# Head Unit installation dumb question: Won't click into place



## The Reverend (Aug 19, 2010)

I'm working on installing the Pioneer DEH-80PRS into my Miata. I have it all wired up, works flawlessly, looks great in the dash, etc. The problem I'm having is that it won't click into place. 

It clicked into the cage before I installed it. Now that the DIN cage is in place, locking tabs bent to prevent movement, wires connected, etc. it won't click. 

What is the most likely culprit?


----------



## minbari (Mar 3, 2011)

are you sure it is going all the way in? not bottoming out in the hole? or hitting the wiring and stopping it?


----------



## The Reverend (Aug 19, 2010)

I pushed on it pretty hard and didn't get any additional movement. Perhaps the wiring is getting in the way, I'll have to pull it out and take a closer look.


----------



## minbari (Mar 3, 2011)

also measure and check that you are not hitting the back of the dash or something. sometimes vent ducts or braces will go right into your path.


----------



## gtsdohcvvtli (Aug 17, 2011)

If its a newer miata, 98+, and not the newest, the metal support brace that held the nub off the oem deck might need to removed to completely clear the pioneers heat sink


----------



## GlasSman (Nov 14, 2006)

Check for wire bundles and vents as Minibari suggested.

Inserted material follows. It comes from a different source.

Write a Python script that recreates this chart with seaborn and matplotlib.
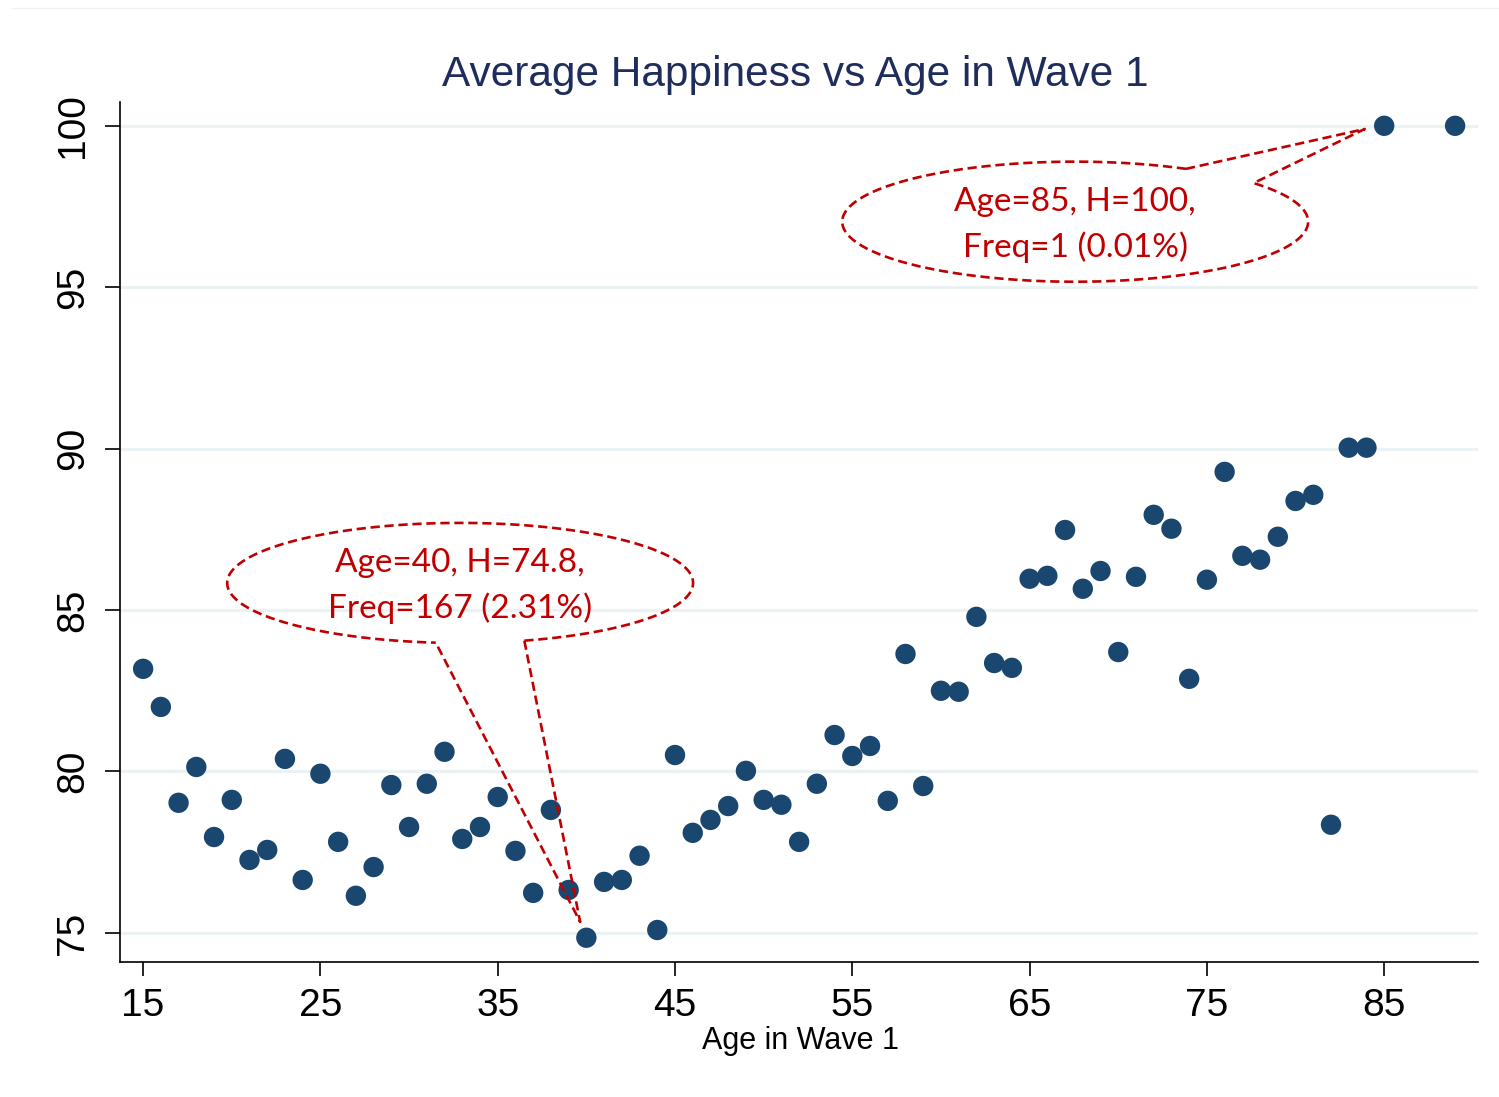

Also check to see if the tabs aren't damaged preventing them from clicking into the spots on the head unit.


----------



## Woosey (Feb 2, 2011)

In a NB miata you can pop out the clock and check wiring with headunit is in it's frame..


----------



## The Reverend (Aug 19, 2010)

Thanks guys, 

This is a 2000 (NB) Miata. The PO had an aftermarket deck installed when I purchased. It fit fine and locked into place without issue. 

I'll be adding more connections to the rear of the HU in the near future when I add amps/speakers to the system. I'll try to figure it out afterwards; I assume if it's wiring getting in the way it will only be worse after the install is complete. 

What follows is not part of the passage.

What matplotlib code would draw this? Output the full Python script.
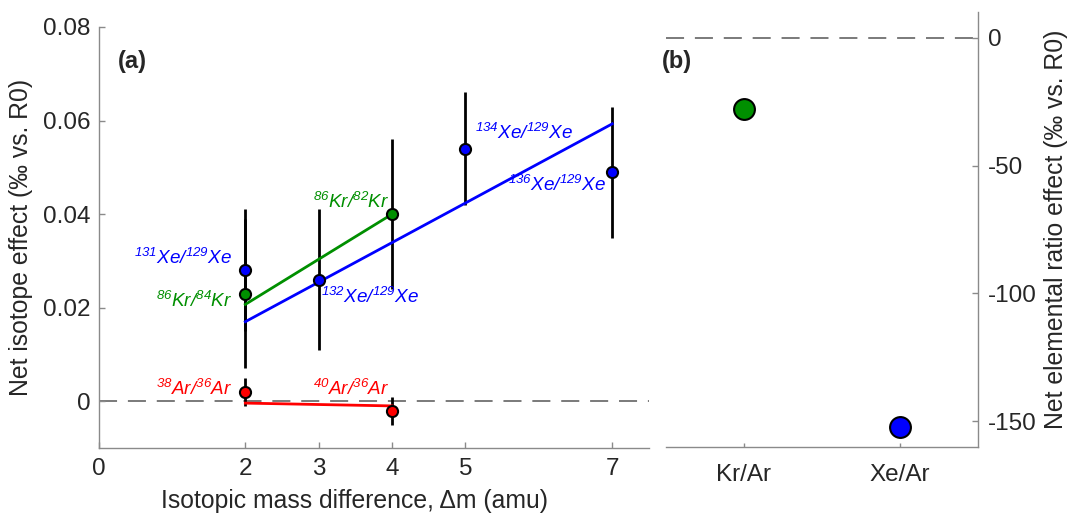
import matplotlib
matplotlib.use("Agg")
import matplotlib.pyplot as plt

# ---------------------------------------------------------------------------
# Data
# ---------------------------------------------------------------------------
# (a) isotope ratios vs. mass difference
xe_dm = [2, 3, 5, 7]
xe_val = [0.028, 0.026, 0.054, 0.049]
xe_err = [0.013, 0.015, 0.012, 0.014]
xe_fit_x = [2, 7]
xe_fit_y = [0.0170, 0.0593]

kr_dm = [2, 4]
kr_val = [0.023, 0.040]
kr_err = [0.016, 0.016]
kr_fit_x = [2, 4]
kr_fit_y = [0.0207, 0.0400]

ar_dm = [2, 4]
ar_val = [0.0019, -0.0021]
ar_err = [0.003, 0.003]
ar_fit_x = [2, 4]
ar_fit_y = [-0.0004, -0.0010]

# (b) elemental ratios
elem_labels = ["Kr/Ar", "Xe/Ar"]
elem_val = [-28, -152]

BLUE = "#0000ff"
GREEN = "#008f00"
RED = "#ff0000"
SPINE = "#8a8a8a"
TXT = "#262626"

plt.rcParams["font.family"] = ["Liberation Sans", "DejaVu Sans"]
plt.rcParams["mathtext.fontset"] = "custom"
plt.rcParams["mathtext.it"] = "Liberation Sans:italic"
plt.rcParams["mathtext.rm"] = "Liberation Sans:italic"   # italic superscripts too
plt.rcParams["axes.unicode_minus"] = False

fig = plt.figure(figsize=(10.7, 5.18), dpi=100)
ax_a = fig.add_axes([0.0921, 0.1351, 0.5144, 0.8128])
ax_b = fig.add_axes([0.6224, 0.1371, 0.2916, 0.8397])

DASH = (0, (10, 6))


def style_axis(ax):
    for side in ("top", "right", "left", "bottom"):
        ax.spines[side].set_color(SPINE)
        ax.spines[side].set_linewidth(1.0)
    ax.tick_params(direction="in", colors=SPINE, labelcolor=TXT,
                   labelsize=17.5, length=4.5, width=1.0)


# --- (a) ---
style_axis(ax_a)
ax_a.spines["top"].set_visible(False)
ax_a.spines["right"].set_visible(False)
ax_a.axhline(0, color="#707070", lw=1.3, ls=DASH, zorder=1)

for dm, val, err in ((xe_dm, xe_val, xe_err), (kr_dm, kr_val, kr_err),
                     (ar_dm, ar_val, ar_err)):
    ax_a.errorbar(dm, val, yerr=err, fmt="none", ecolor="black",
                  elinewidth=2.0, capsize=0, zorder=2)

ax_a.plot(kr_fit_x, kr_fit_y, color=GREEN, lw=2.0, zorder=3)
ax_a.plot(xe_fit_x, xe_fit_y, color=BLUE, lw=2.0, zorder=3)
ax_a.plot(ar_fit_x, ar_fit_y, color=RED, lw=2.0, zorder=3)

for dm, val, col in ((xe_dm, xe_val, BLUE), (kr_dm, kr_val, GREEN),
                     (ar_dm, ar_val, RED)):
    ax_a.plot(dm, val, "o", ms=8, mfc=col, mec="black", mew=1.5,
              ls="none", zorder=4)

lab_kw = dict(fontsize=13.6, va="baseline")
ax_a.text(1.82, 0.0293, r"$^{131}Xe/^{129}Xe$", color=BLUE, ha="right", **lab_kw)
ax_a.text(1.82, 0.0201, r"$^{86}Kr/^{84}Kr$", color=GREEN, ha="right", **lab_kw)
ax_a.text(1.82, 0.0013, r"$^{38}Ar/^{36}Ar$", color=RED, ha="right", **lab_kw)
ax_a.text(3.44, 0.0414, r"$^{86}Kr/^{82}Kr$", color=GREEN, ha="center", **lab_kw)
ax_a.text(3.03, 0.0210, r"$^{132}Xe/^{129}Xe$", color=BLUE, ha="left", **lab_kw)
ax_a.text(3.44, 0.0013, r"$^{40}Ar/^{36}Ar$", color=RED, ha="center", **lab_kw)
ax_a.text(5.13, 0.0560, r"$^{134}Xe/^{129}Xe$", color=BLUE, ha="left", **lab_kw)
ax_a.text(6.92, 0.0450, r"$^{136}Xe/^{129}Xe$", color=BLUE, ha="right", **lab_kw)

ax_a.text(0.035, 0.917, "(a)", transform=ax_a.transAxes, fontsize=17,
          fontweight="bold", color=TXT, va="center", ha="left")

ax_a.set_xlim(0, 7.5)
ax_a.set_ylim(-0.01, 0.08)
ax_a.set_xticks([0, 2, 3, 4, 5, 7])
ax_a.set_xticklabels(["0", "2", "3", "4", "5", "7"])
ax_a.set_yticks([0, 0.02, 0.04, 0.06, 0.08])
ax_a.set_yticklabels(["0", "0.02", "0.04", "0.06", "0.08"])
ax_a.tick_params(axis="y", pad=6)
ax_a.tick_params(axis="x", pad=7)
ax_a.set_xlabel("Isotopic mass difference, \u0394m (amu)", fontsize=17.8,
                color=TXT)
ax_a.xaxis.set_label_coords(0.465, -0.097, transform=ax_a.transAxes)
ax_a.xaxis.label.set_va("top")
ax_a.set_ylabel("Net isotope effect (\u2030 vs. R0)", fontsize=17.8, color=TXT,
                labelpad=7)

# --- (b) ---
style_axis(ax_b)
ax_b.spines["top"].set_visible(False)
ax_b.spines["left"].set_visible(False)
ax_b.yaxis.tick_right()
ax_b.yaxis.set_label_position("right")
ax_b.axhline(0, color="#707070", lw=1.3, ls=DASH, zorder=1)

xpos = list(range(1, len(elem_labels) + 1))
ax_b.plot(xpos[:1], elem_val[:1], "o", ms=15, mfc=GREEN, mec="black",
          mew=1.5, ls="none", zorder=3)
ax_b.plot(xpos[1:], elem_val[1:], "o", ms=15, mfc=BLUE, mec="black",
          mew=1.5, ls="none", zorder=3)

ax_b.text(-0.013, 0.886, "(b)", transform=ax_b.transAxes, fontsize=17,
          fontweight="bold", color=TXT, va="center", ha="left")

ax_b.set_xlim(0.5, 2.5)
ax_b.set_ylim(-160, 10)
ax_b.set_xticks(xpos)
ax_b.set_xticklabels(elem_labels)
ax_b.set_yticks([0, -50, -100, -150])
ax_b.set_yticklabels(["0", "-50", "-100", "-150"])
ax_b.tick_params(axis="x", pad=12, length=3)
ax_b.tick_params(axis="y", pad=7)
ax_b.set_ylabel("Net elemental ratio effect (\u2030 vs. R0)", fontsize=17.8,
                color=TXT, labelpad=5)

fig.savefig("out.png", dpi=100)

If it ends up being the heat sink I'll see if there is a way to remove it since I won't be using the internal amps (assuming the heat sink's only function is to sink heat from internal amp, correct me if I'm wrong!!).


----------



## The Reverend (Aug 19, 2010)

Woosey said:


> In a NB miata you can pop out the clock and check wiring with headunit is in it's frame..


Mine has a little factory installed pocket below the HU. I tried to remove it while adding the HU but had no luck, maybe you can share the trick. Thanks!


----------



## gtsdohcvvtli (Aug 17, 2011)

Ford radio removal tools pops out the original deck and or pocket. If its an aftermarket pocket, it's just snapped it with left and right plastic clips. Oem pocket use metal clips and need keys to remove them safely


----------



## The Reverend (Aug 19, 2010)

gtsdohcvvtli said:


> Oem pocket use metal clips and need keys to remove them safely


Where can I get the tools to do this? Where are the keys inserted? Thanks!


----------



## gtsdohcvvtli (Aug 17, 2011)

If it is the oem pocket, there are covers on the left and ride ends. Two long vertical caps that cover a pair of holes. The tools can b picked up at a local best buy, autozone, Walmart, etc. they look like metal u shaped rods. 

Metra Electronics/Radio removal tool for Ford vehicles (AW-FDRT) | Audio Install Accessories | AutoZone.com


----------



## Woosey (Feb 2, 2011)

The Reverend said:


> Mine has a little factory installed pocket below the HU. I tried to remove it while adding the HU but had no luck, maybe you can share the trick. Thanks!


The OEM pocket is also with clips... try to pop it out from the back ( hand through din opening and push it out.. 

Just made a pic for you from my pocket...


----------



## jtaudioacc (Apr 6, 2010)

if you can push it all the way in flush to the cage, then you might need to bend the sides of the can in. they might not be fitting tight to the radio where it hooks in.

just look inside the can on the left and right and bend in the tabs.

if it doesn't sit flush, then like most say, you just need to clear the back better.


----------